Aim
The required output is the block of lines from the line with "Give me the D3.js source for this chart." to the line with "-0.04, -0.035, -0.03];", endpoints included and pictures omitted.

Records provided
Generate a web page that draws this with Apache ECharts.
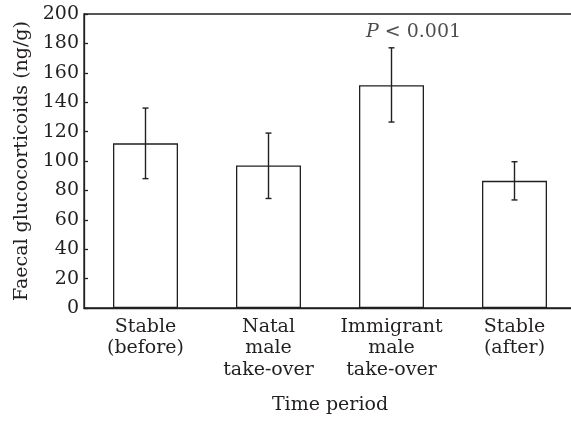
<!DOCTYPE html>
<html>
<head>
<meta charset="utf-8">
<script src="https://cdn.jsdelivr.net/npm/echarts@6/dist/echarts.min.js"></script>
<style>
  html, body { margin: 0; padding: 0; background: #fff; }
  #chart { width: 571px; height: 423px; }
</style>
</head>
<body>
<div id="chart"></div>
<script>
// 数据
const categories = ['Stable\n(before)', 'Natal\nmale\ntake-over', 'Immigrant\nmale\ntake-over', 'Stable\n(after)']
const means = [112, 97, 151.5, 86.5]
const errLow = [88, 74.5, 126.5, 73.5]
const errHigh = [136, 119, 177, 99.5]
const yTicks = { min: 0, max: 200, step: 20 }
const annotation = { index: 2, value: 188, text: '{i|P} < 0.001' }

const ink = '#231f20'
const font = 'DejaVu Serif'
const fs = 19

const chart = echarts.init(document.getElementById('chart'))

const option = {
  animation: false,
  backgroundColor: '#fff',
  grid: {
    left: 84,
    top: 14,
    width: 492, // 右边超出画面，和原图一样
    bottom: 115,
    outerBoundsMode: 'none',
    show: true,
    borderColor: ink,
    borderWidth: 1.3
  },
  xAxis: {
    type: 'category',
    data: categories,
    axisLine: { lineStyle: { color: ink, width: 1.3 } },
    axisTick: { show: false },
    axisLabel: {
      color: ink,
      fontFamily: font,
      fontSize: fs,
      lineHeight: 21.5,
      margin: 8,
      interval: 0
    },
    name: 'Time period',
    nameLocation: 'middle',
    nameGap: 88,
    nameTextStyle: { color: ink, fontFamily: font, fontSize: fs }
  },
  yAxis: {
    type: 'value',
    min: yTicks.min,
    max: yTicks.max,
    interval: yTicks.step,
    axisLine: { show: true, lineStyle: { color: ink, width: 1.3 } },
    axisTick: { show: true, inside: true, length: 4, lineStyle: { color: ink, width: 1.3 } },
    splitLine: { show: false },
    axisLabel: { color: ink, fontFamily: font, fontSize: fs, margin: 5 },
    name: 'Faecal glucocorticoids (ng/g)',
    nameLocation: 'middle',
    nameRotate: 90,
    nameGap: 52,
    nameTextStyle: { color: ink, fontFamily: font, fontSize: fs }
  },
  series: [
    {
      type: 'bar',
      data: means,
      barWidth: 65,
      itemStyle: { color: '#fff', borderColor: ink, borderWidth: 1.3 },
      z: 2
    },
    {
      // 误差线
      type: 'custom',
      data: errLow.map((lo, i) => [i, lo, errHigh[i]]),
      renderItem(params, api) {
        const lo = api.coord([api.value(0), api.value(1)])
        const hi = api.coord([api.value(0), api.value(2)])
        const cap = 3
        const style = { stroke: ink, lineWidth: 1.4 }
        return {
          type: 'group',
          children: [
            { type: 'line', shape: { x1: hi[0], y1: hi[1], x2: lo[0], y2: lo[1] }, style },
            { type: 'line', shape: { x1: hi[0] - cap, y1: hi[1], x2: hi[0] + cap, y2: hi[1] }, style },
            { type: 'line', shape: { x1: lo[0] - cap, y1: lo[1], x2: lo[0] + cap, y2: lo[1] }, style }
          ]
        }
      },
      z: 3
    },
    {
      type: 'scatter',
      data: [[annotation.index, annotation.value]],
      symbolSize: 0,
      silent: true,
      label: {
        show: true,
        position: 'inside',
        offset: [22, 0],
        formatter: annotation.text,
        color: ink,
        fontFamily: font,
        fontSize: fs,
        rich: {
          i: { fontStyle: 'italic', color: ink, fontFamily: font, fontSize: fs }
        }
      }
    }
  ]
}

chart.setOption(option)
</script>
</body>
</html>
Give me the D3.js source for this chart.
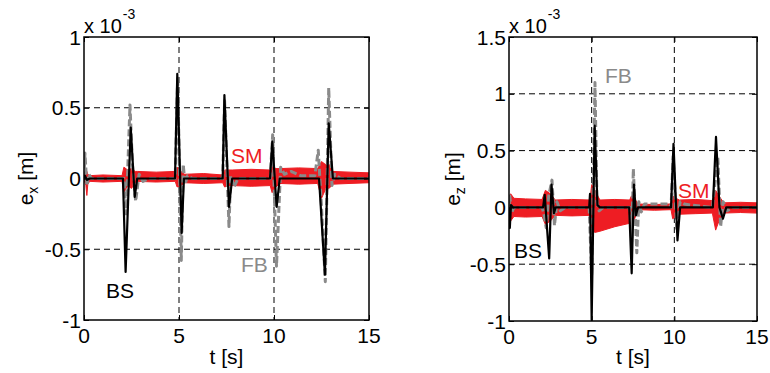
<!DOCTYPE html>
<html>
<head>
<meta charset="utf-8">
<script src="https://cdn.jsdelivr.net/npm/d3@7/dist/d3.min.js"></script>
<style>
  html, body { margin: 0; padding: 0; background: #fff; }
  svg { display: block; font-family: "Liberation Sans", Arial, Helvetica, sans-serif; }
</style>
</head>
<body>
<svg id="chart" width="770" height="373"></svg>
<script>
// Tracking error (x 10^-3 m) of three controllers: BS, FB and SM.

// ---- e_x panel ----
const tBSx = [0, 0.05, 0.15, 0.3, 2.05, 2.19, 2.46, 2.67, 2.8, 4.79, 4.91, 5.14, 5.26, 7.3, 7.39, 7.63, 7.8, 9.79, 9.91, 10.14, 10.3, 12.37, 12.68, 12.88, 13.1, 15];
const vBSx = [0, 0.02, -0.01, 0, 0, -0.66, 0.36, -0.13, 0, 0, 0.74, -0.385, 0, 0, 0.59, -0.2, 0, 0, 0.26, -0.2, 0, 0, -0.68, 0.39, 0, 0];

const tFBx = [0, 0.05, 0.15, 0.25, 0.4, 2.1, 2.22, 2.42, 2.55, 2.72, 2.9, 3.1, 3.4, 4.8, 4.93, 5.12, 5.22, 5.32, 5.45, 5.7, 7.3, 7.4, 7.63, 7.72, 7.9, 8.1, 9.8, 9.93, 10.13, 10.35, 10.55, 10.9, 11.4, 12.15, 12.33, 12.5, 12.7, 12.88, 13.05, 13.2, 13.5, 15];
const vFBx = [0, 0.18, -0.05, 0.03, 0, 0, -0.25, 0.52, 0.1, -0.16, 0.03, -0.02, 0, 0, 0.72, -0.58, 0.1, -0.04, 0.02, 0, 0, 0.55, -0.34, 0.02, -0.06, 0, 0, 0.31, -0.62, 0.08, 0.03, 0.05, 0.02, 0.02, 0.2, -0.2, -0.73, 0.64, -0.05, 0.03, 0, 0];

const tSMx  = [0, 0.1, 0.15, 0.2, 0.3, 1.0, 2.0, 2.1, 2.3, 2.5, 2.7, 2.8, 3.8, 4.8, 4.9, 5.1, 5.3, 6.3, 7.3, 7.4, 7.6, 7.8, 8.8, 9.8, 9.9, 10.1, 10.3, 11.3, 12.3, 12.5, 12.7, 12.9, 13.1, 14.0, 15];
const hiSMx = [0.01, 0.06, 0.05, 0.03, 0.02, 0.025, 0.02, 0.08, 0.06, 0.07, 0.05, 0.05, 0.045, 0.05, 0.08, 0.05, 0.03, 0.035, 0.025, 0.06, 0.06, 0.06, 0.065, 0.06, 0.09, 0.07, 0.07, 0.075, 0.07, 0.12, 0.1, 0.1, 0.05, 0.045, 0.04];
const loSMx = [-0.01, -0.05, -0.12, -0.04, -0.02, -0.025, -0.02, -0.1, -0.05, -0.07, -0.03, -0.02, -0.025, -0.02, -0.06, -0.05, -0.03, -0.035, -0.03, -0.06, -0.05, -0.05, -0.055, -0.05, -0.1, -0.06, -0.035, -0.04, -0.035, -0.14, -0.08, -0.07, -0.04, -0.035, -0.03];

// ---- e_z panel ----
const tBSz = [0, 0.05, 0.12, 0.25, 2.06, 2.16, 2.43, 2.57, 2.72, 2.82, 4.85, 4.9, 5.0, 5.18, 5.35, 5.5, 7.27, 7.42, 7.56, 7.68, 7.8, 9.8, 9.95, 10.19, 10.35, 12.33, 12.52, 12.62, 12.73, 12.94, 13.14, 15];
const vBSz = [0, -0.18, 0.02, 0, 0, 0.11, -0.45, 0.2, -0.05, 0, 0, 0.12, -0.99, 0.72, 0.02, 0, 0, -0.58, 0.2, -0.07, 0, 0, 0.56, -0.29, 0, 0, 0.62, 0.33, 0.0, -0.1, 0, 0];

const tFBz = [0, 0.05, 0.15, 0.3, 2.0, 2.1, 2.25, 2.4, 2.6, 2.75, 2.9, 3.1, 3.4, 4.85, 5.0, 5.2, 5.32, 5.45, 5.7, 7.3, 7.42, 7.52, 7.73, 7.85, 8.0, 8.2, 9.7, 9.8, 9.93, 10.15, 10.35, 10.6, 11.0, 12.3, 12.45, 12.63, 12.8, 12.95, 13.2, 13.5, 15];
const vFBz = [0, 0.1, -0.05, 0, 0, -0.05, -0.18, 0.1, 0.24, -0.16, 0.05, -0.03, 0, 0, -0.6, 1.1, 0.05, -0.03, 0, 0, -0.3, 0.34, -0.4, 0.05, -0.04, 0.03, 0.03, 0, 0.45, -0.2, 0.05, 0.03, 0.02, 0, 0.2, 0.44, -0.17, 0.05, -0.03, 0, 0];

const tSMz  = [0, 0.1, 0.3, 1.0, 2.0, 2.2, 2.5, 2.8, 3.8, 4.9, 5.0, 5.2, 5.5, 6.4, 7.3, 7.4, 7.6, 7.8, 8.8, 9.8, 9.9, 10.1, 10.3, 11.3, 12.3, 12.5, 12.7, 13.0, 14.0, 15];
const hiSMz = [0.08, 0.12, 0.08, 0.075, 0.07, 0.15, 0.12, 0.065, 0.07, 0.065, 0.2, 0.15, 0.065, 0.07, 0.065, 0.1, 0.08, 0.03, 0.025, 0.03, 0.1, 0.08, 0.065, 0.07, 0.06, 0.15, 0.1, 0.04, 0.045, 0.04];
const loSMz = [-0.08, -0.12, -0.08, -0.085, -0.08, -0.15, -0.12, -0.07, -0.075, -0.07, -0.2, -0.22, -0.21, -0.17, -0.14, -0.15, -0.1, -0.02, -0.025, -0.02, -0.1, -0.08, -0.06, -0.055, -0.05, -0.2, -0.12, -0.05, -0.045, -0.05];

// Axis ticks
const xTicks  = [0, 5, 10, 15];
const yTicksX = [-1, -0.5, 0, 0.5, 1];
const yTicksZ = [-1, -0.5, 0, 0.5, 1, 1.5];
const yTickLabelsX = ["-1", "-0.5", "0", "0.5", "1"];
const yTickLabelsZ = ["-1", "-0.5", "0", "0.5", "1", "1.5"];

const RED = "#ee1d23", GRAY = "#8a8a8a", FS = 21;
const svg = d3.select("#chart");

function panel(p) {
  const x = d3.scaleLinear().domain([0, 15]).range([p.left, p.right]);
  const y = d3.scaleLinear().domain(p.ydom).range([p.bottom, p.top]);
  const g = svg.append("g");

  // clip to the axes box
  const cid = "clip-" + p.id;
  svg.append("clipPath").attr("id", cid).append("rect")
    .attr("x", p.left).attr("y", p.top)
    .attr("width", p.right - p.left).attr("height", p.bottom - p.top);

  // dashed grid
  const grid = g.append("g").attr("stroke", "#000").attr("stroke-width", 1).attr("stroke-dasharray", "6,4");
  xTicks.slice(1, -1).forEach(t => grid.append("line")
    .attr("x1", x(t)).attr("x2", x(t)).attr("y1", p.top).attr("y2", p.bottom));
  p.yticks.slice(1, -1).forEach(v => grid.append("line")
    .attr("x1", p.left).attr("x2", p.right).attr("y1", y(v)).attr("y2", y(v)));

  const plot = g.append("g").attr("clip-path", `url(#${cid})`);

  // SM: dense chattering shown as its envelope
  const sm = p.tSM.map((t, i) => ({ t, hi: p.hiSM[i], lo: p.loSM[i] }));
  plot.append("path").datum(sm)
    .attr("fill", RED).attr("stroke", RED).attr("stroke-width", 1)
    .attr("d", d3.area().x(d => x(d.t)).y0(d => y(d.lo)).y1(d => y(d.hi)));

  const line = d3.line().x(d => x(d[0])).y(d => y(d[1]));
  plot.append("path").datum(p.tFB.map((t, i) => [t, p.vFB[i]]))
    .attr("fill", "none").attr("stroke", GRAY).attr("stroke-width", 3)
    .attr("stroke-dasharray", "7,3").attr("stroke-linejoin", "round")
    .attr("d", line);
  plot.append("path").datum(p.tBS.map((t, i) => [t, p.vBS[i]]))
    .attr("fill", "none").attr("stroke", "#000").attr("stroke-width", 2.2)
    .attr("stroke-linejoin", "round").attr("d", line);

  // axes with inward ticks, mirrored on the opposite sides
  const ax = (gen, tr) => g.append("g").attr("transform", tr).call(gen)
    .call(s => s.select(".domain").remove())
    .call(s => s.selectAll("line").attr("stroke", "#000").attr("stroke-width", 1));
  ax(d3.axisBottom(x).tickValues(xTicks).tickSize(-5).tickFormat(""), `translate(0,${p.bottom})`);
  ax(d3.axisTop(x).tickValues(xTicks).tickSize(-5).tickFormat(""), `translate(0,${p.top})`);
  ax(d3.axisLeft(y).tickValues(p.yticks).tickSize(-5).tickFormat(""), `translate(${p.left},0)`);
  ax(d3.axisRight(y).tickValues(p.yticks).tickSize(-5).tickFormat(""), `translate(${p.right},0)`);

  g.append("rect").attr("x", p.left).attr("y", p.top)
    .attr("width", p.right - p.left).attr("height", p.bottom - p.top)
    .attr("fill", "none").attr("stroke", "#000").attr("stroke-width", 1.5);

  // tick labels
  const lab = g.append("g").attr("font-size", FS).attr("fill", "#000");
  xTicks.forEach(t => lab.append("text").attr("x", x(t)).attr("y", p.bottom + 23)
    .attr("text-anchor", "middle").text(t));
  p.yticks.forEach((v, i) => lab.append("text").attr("x", p.left - 3).attr("y", y(v) + 7.5)
    .attr("text-anchor", "end").text(p.ylabels[i]));

  // exponent
  const ex = lab.append("text").attr("x", p.left).attr("y", 33).attr("font-size", 20);
  ex.append("tspan").text("x 10");
  ex.append("tspan").attr("font-size", 14).attr("dy", -14).attr("dx", 1).text("-3");

  // axis titles
  lab.append("text").attr("x", (p.left + p.right) / 2).attr("y", 364)
    .attr("text-anchor", "middle").text("t [s]");
  const yt = lab.append("text")
    .attr("transform", `translate(${p.ytitleX},${(p.top + p.bottom) / 2}) rotate(-90)`)
    .attr("text-anchor", "middle");
  yt.append("tspan").text("e");
  yt.append("tspan").attr("font-size", 14).attr("dy", 5).text(p.sub);
  yt.append("tspan").attr("dy", -5).text(" [m]");

  // series labels
  p.names.forEach(n => lab.append("text").attr("x", n.x).attr("y", n.y)
    .attr("fill", n.c).text(n.s));
}

panel({
  id: "ex", left: 84, right: 369, top: 37, bottom: 320, ydom: [-1, 1],
  yticks: yTicksX, ylabels: yTickLabelsX, sub: "x", ytitleX: 33,
  tBS: tBSx, vBS: vBSx, tFB: tFBx, vFB: vFBx, tSM: tSMx, hiSM: hiSMx, loSM: loSMx,
  names: [{ s: "SM", x: 231, y: 163, c: RED }, { s: "FB", x: 241, y: 272, c: GRAY }, { s: "BS", x: 106, y: 298, c: "#000" }]
});
panel({
  id: "ez", left: 509, right: 757, top: 37, bottom: 321, ydom: [-1, 1.5],
  yticks: yTicksZ, ylabels: yTickLabelsZ, sub: "z", ytitleX: 460,
  tBS: tBSz, vBS: vBSz, tFB: tFBz, vFB: vFBz, tSM: tSMz, hiSM: hiSMz, loSM: loSMz,
  names: [{ s: "FB", x: 605, y: 83, c: GRAY }, { s: "SM", x: 678, y: 198, c: RED }, { s: "BS", x: 514, y: 258, c: "#000" }]
});
</script>
</body>
</html>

Answer in full
Give me the D3.js source for this chart.
<!DOCTYPE html>
<html>
<head>
<meta charset="utf-8">
<script src="https://cdn.jsdelivr.net/npm/d3@7/dist/d3.min.js"></script>
<style>
  html, body { margin: 0; padding: 0; background: #fff; }
  svg { display: block; font-family: "Liberation Sans", Arial, Helvetica, sans-serif; }
</style>
</head>
<body>
<svg id="chart" width="770" height="373"></svg>
<script>
// Tracking error (x 10^-3 m) of three controllers: BS, FB and SM.

// ---- e_x panel ----
const tBSx = [0, 0.05, 0.15, 0.3, 2.05, 2.19, 2.46, 2.67, 2.8, 4.79, 4.91, 5.14, 5.26, 7.3, 7.39, 7.63, 7.8, 9.79, 9.91, 10.14, 10.3, 12.37, 12.68, 12.88, 13.1, 15];
const vBSx = [0, 0.02, -0.01, 0, 0, -0.66, 0.36, -0.13, 0, 0, 0.74, -0.385, 0, 0, 0.59, -0.2, 0, 0, 0.26, -0.2, 0, 0, -0.68, 0.39, 0, 0];

const tFBx = [0, 0.05, 0.15, 0.25, 0.4, 2.1, 2.22, 2.42, 2.55, 2.72, 2.9, 3.1, 3.4, 4.8, 4.93, 5.12, 5.22, 5.32, 5.45, 5.7, 7.3, 7.4, 7.63, 7.72, 7.9, 8.1, 9.8, 9.93, 10.13, 10.35, 10.55, 10.9, 11.4, 12.15, 12.33, 12.5, 12.7, 12.88, 13.05, 13.2, 13.5, 15];
const vFBx = [0, 0.18, -0.05, 0.03, 0, 0, -0.25, 0.52, 0.1, -0.16, 0.03, -0.02, 0, 0, 0.72, -0.58, 0.1, -0.04, 0.02, 0, 0, 0.55, -0.34, 0.02, -0.06, 0, 0, 0.31, -0.62, 0.08, 0.03, 0.05, 0.02, 0.02, 0.2, -0.2, -0.73, 0.64, -0.05, 0.03, 0, 0];

const tSMx  = [0, 0.1, 0.15, 0.2, 0.3, 1.0, 2.0, 2.1, 2.3, 2.5, 2.7, 2.8, 3.8, 4.8, 4.9, 5.1, 5.3, 6.3, 7.3, 7.4, 7.6, 7.8, 8.8, 9.8, 9.9, 10.1, 10.3, 11.3, 12.3, 12.5, 12.7, 12.9, 13.1, 14.0, 15];
const hiSMx = [0.01, 0.06, 0.05, 0.03, 0.02, 0.025, 0.02, 0.08, 0.06, 0.07, 0.05, 0.05, 0.045, 0.05, 0.08, 0.05, 0.03, 0.035, 0.025, 0.06, 0.06, 0.06, 0.065, 0.06, 0.09, 0.07, 0.07, 0.075, 0.07, 0.12, 0.1, 0.1, 0.05, 0.045, 0.04];
const loSMx = [-0.01, -0.05, -0.12, -0.04, -0.02, -0.025, -0.02, -0.1, -0.05, -0.07, -0.03, -0.02, -0.025, -0.02, -0.06, -0.05, -0.03, -0.035, -0.03, -0.06, -0.05, -0.05, -0.055, -0.05, -0.1, -0.06, -0.035, -0.04, -0.035, -0.14, -0.08, -0.07, -0.04, -0.035, -0.03];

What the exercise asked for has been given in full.